In the context for Hadoop, the resources we are primarily concerned with are disk space consumption and the number of files in HDFS, and map and reduce usage, in the case of MapReduce.
HDFS, like many filesystems, supports the notation of quotas on disk space consumption.
Administrators can specify a limit on the physical size a file or directory in HDFS may be.
Setting space Quota:
Hadoop dfsadmin -setSpaceQuota size path Removing Quota from a directory hadoop dfsadmin -clrSpaceQuota path
Set a 10GB quota on the path /user/hdfsuser hadoop dfsadmin -setSpaceQuota 1073718/user/hdfsuser Viewing the quota on the path /user/hdfsuser hdfs fs -count -q /user/hdfsuser
- FIFO – First come, first served, an algorithm for scheduling tasks
- For example, given two jobs – A and B submitted in that order, all map tasks in job A will execute before any tasks from job B, As job A map tasks complete, job B map tasks are scheduled.

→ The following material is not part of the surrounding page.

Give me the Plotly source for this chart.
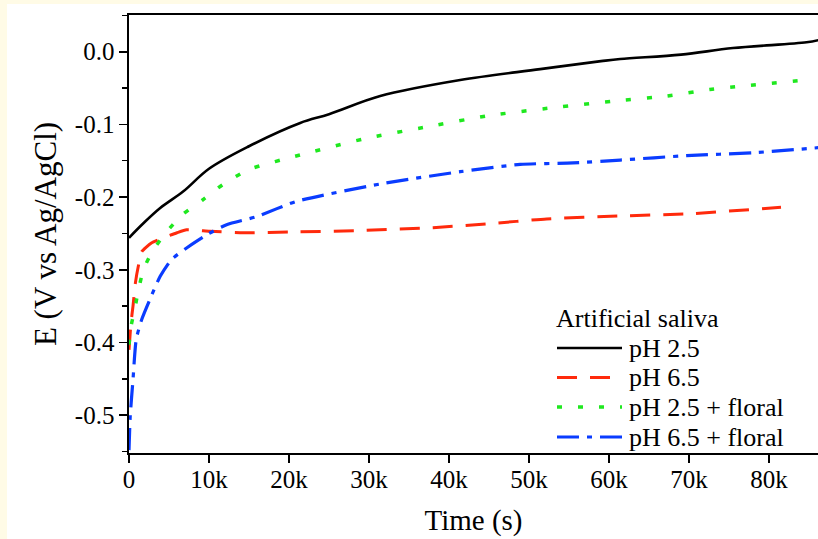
import plotly.graph_objects as go

# ---- data ----
t_ph25 = [0, 1800, 3900, 6800, 10000, 15000, 21400, 25000, 31400, 41400, 51400, 59000,
          61400, 69000, 75500, 84700, 86200]
e_ph25 = [-0.256, -0.236, -0.215, -0.192, -0.161, -0.130, -0.098, -0.086, -0.061, -0.039,
          -0.024, -0.013, -0.010, -0.004, 0.005, 0.013, 0.016]

t_ph65 = [0, 250, 500, 800, 1200, 1600, 2800, 4500, 6000, 7200, 10100, 14300, 20500,
          28900, 38000, 44600, 52200, 61400, 70000, 81500]
e_ph65 = [-0.410, -0.373, -0.350, -0.318, -0.293, -0.275, -0.263, -0.255, -0.249, -0.245,
          -0.247, -0.249, -0.248, -0.246, -0.242, -0.237, -0.230, -0.226, -0.223, -0.214]

t_ph25f = [0, 250, 750, 1200, 1800, 2900, 4600, 6700, 9200, 11700, 15000, 21400, 29300,
           37400, 44900, 53000, 61400, 67200, 72600, 76800, 84500]
e_ph25f = [-0.403, -0.378, -0.352, -0.327, -0.300, -0.275, -0.249, -0.224, -0.204, -0.183,
           -0.162, -0.142, -0.120, -0.103, -0.088, -0.077, -0.067, -0.061, -0.052, -0.047,
           -0.039]

t_ph65f = [0, 150, 500, 900, 1600, 2600, 3900, 5300, 7200, 9700, 12200, 15900, 20900,
           31400, 41400, 48900, 55500, 61400, 69700, 78000, 86200]
e_ph65f = [-0.548, -0.502, -0.451, -0.396, -0.368, -0.341, -0.309, -0.286, -0.270, -0.252,
           -0.238, -0.227, -0.206, -0.182, -0.165, -0.155, -0.153, -0.149, -0.143, -0.139,
           -0.132]

legend_title = "Artificial saliva"
series_names = ["pH 2.5", "pH 6.5", "pH 2.5 + floral", "pH 6.5 + floral"]

x_tickvals = [0, 10000, 20000, 30000, 40000, 50000, 60000, 70000, 80000]
x_ticktext = ["0", "10k", "20k", "30k", "40k", "50k", "60k", "70k", "80k"]
y_tickvals = [-0.5, -0.4, -0.3, -0.2, -0.1, 0.0]
y_ticktext = ["-0.5", "-0.4", "-0.3", "-0.2", "-0.1", "0.0"]

FONT = "Liberation Serif, Times New Roman, serif"

styles = [
    dict(color="#000000", width=2.6, dash="solid"),
    dict(color="#FF2A0C", width=3, dash="20px,13px"),
    dict(color="#1FE81F", width=3.5, dash="5px,16px"),
    dict(color="#0A3CFF", width=3.2, dash="22px,8px,5px,8px"),
]
smooth = [1.0, 0.5, 0.6, 0.6]

fig = go.Figure()
for (tx, ey), name, st, sm in zip([(t_ph25, e_ph25), (t_ph65, e_ph65),
                                   (t_ph25f, e_ph25f), (t_ph65f, e_ph65f)],
                                  series_names, styles, smooth):
    fig.add_trace(go.Scatter(x=tx, y=ey, mode="lines", name=name,
                             line=dict(shape="spline", smoothing=sm, **st),
                             showlegend=False))

L, R, T, B = 129, 0, 15, 86
W, H = 818, 539
pw = W - L - R
ph = H - T - B


def px_x(px):
    return (px - L) / pw


def px_y(py):
    return (H - B - py) / ph


# white page area (the reference has a thin cream frame on the left and top)
fig.add_shape(type="rect", xref="paper", yref="paper", layer="below",
              x0=px_x(7), x1=px_x(830), y0=px_y(545), y1=px_y(4),
              fillcolor="white", line=dict(width=0))

# legend, drawn by hand to match the reference key length and spacing
rows = [348, 377.5, 407, 437]
fig.add_annotation(text=legend_title, xref="paper", yref="paper",
                   x=px_x(554), y=px_y(318), xanchor="left", yanchor="middle",
                   showarrow=False, font=dict(family=FONT, size=26, color="black"))
for name, st, ry in zip(series_names, styles, rows):
    fig.add_shape(type="line", xref="paper", yref="paper",
                  x0=px_x(557), x1=px_x(622), y0=px_y(ry), y1=px_y(ry),
                  line=st)
    fig.add_annotation(text=name, xref="paper", yref="paper",
                       x=px_x(627), y=px_y(ry), xanchor="left", yanchor="middle",
                       showarrow=False, font=dict(family=FONT, size=26, color="black"))

fig.update_layout(
    width=W, height=H,
    margin=dict(l=L, r=R, t=T, b=B, pad=0),
    paper_bgcolor="#FFFBE6",
    plot_bgcolor="white",
    font=dict(family=FONT, color="black", size=25),
    showlegend=False,
    hovermode=False,
    xaxis=dict(
        range=[0, 86125], tickvals=x_tickvals, ticktext=x_ticktext,
        showgrid=False, zeroline=False, automargin=False,
        showline=True, linecolor="black", linewidth=1.6, mirror=True,
        ticks="outside", ticklen=8, tickwidth=1.6, tickcolor="black",
        ticklabelstandoff=-5,
        tickfont=dict(family=FONT, size=25, color="black"),
        title=dict(text="Time (s)", font=dict(family=FONT, size=29), standoff=18),
    ),
    yaxis=dict(
        range=[-0.552, 0.0505], tickvals=y_tickvals, ticktext=y_ticktext,
        showgrid=False, zeroline=False, automargin=False,
        showline=True, linecolor="black", linewidth=1.6,
        ticks="outside", ticklen=8, tickwidth=1.6, tickcolor="black",
        tickfont=dict(family=FONT, size=25, color="black"),
        minor=dict(dtick=0.05, tick0=0, ticks="outside", ticklen=5, tickwidth=1.4,
                   tickcolor="black", showgrid=False),
        title=dict(text="E (V vs Ag/AgCl)", font=dict(family=FONT, size=31), standoff=9),
    ),
)

fig.write_html("out.html",
               config={"displayModeBar": False, "staticPlot": True},
               post_script="document.body.style.margin='0';document.body.style.padding='0';")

- Job prioritization (lowest to highest):
- very low, low normal, high, very high
- Each priority is actually implemented as a separate FIFO queue
- All tasks from higher priority queues are processed before lower priority queues
- The easiest way to visualize prioritized FIFO scheduling is to think of it as five FIFO queues ordered top to bottom by priority. Tasks are then scheduled left to right, top to bottom
Configuration of FIFO:
- Configured in mapred-site.xml
- The parameter to be set is mapred.jobtracker.taskSchduler
- The name of the implementation class of the FIFO scheduler is org.apache.hadoop.mapred.JobQueueTaskScheduler
Sometimes called the “Faire Share Scheduler of FS scheduler”.
- Alternative to default FIFO scheduler
- Developed to solve some of the problems that arise when using the FIFO scheduler in high traffic multitenant environment
- It uses a concept of slots
- Each time a task tracker heartbeats to the job tracker and reports available slots, the rules are evaluated and queued tasks are assigned for execution.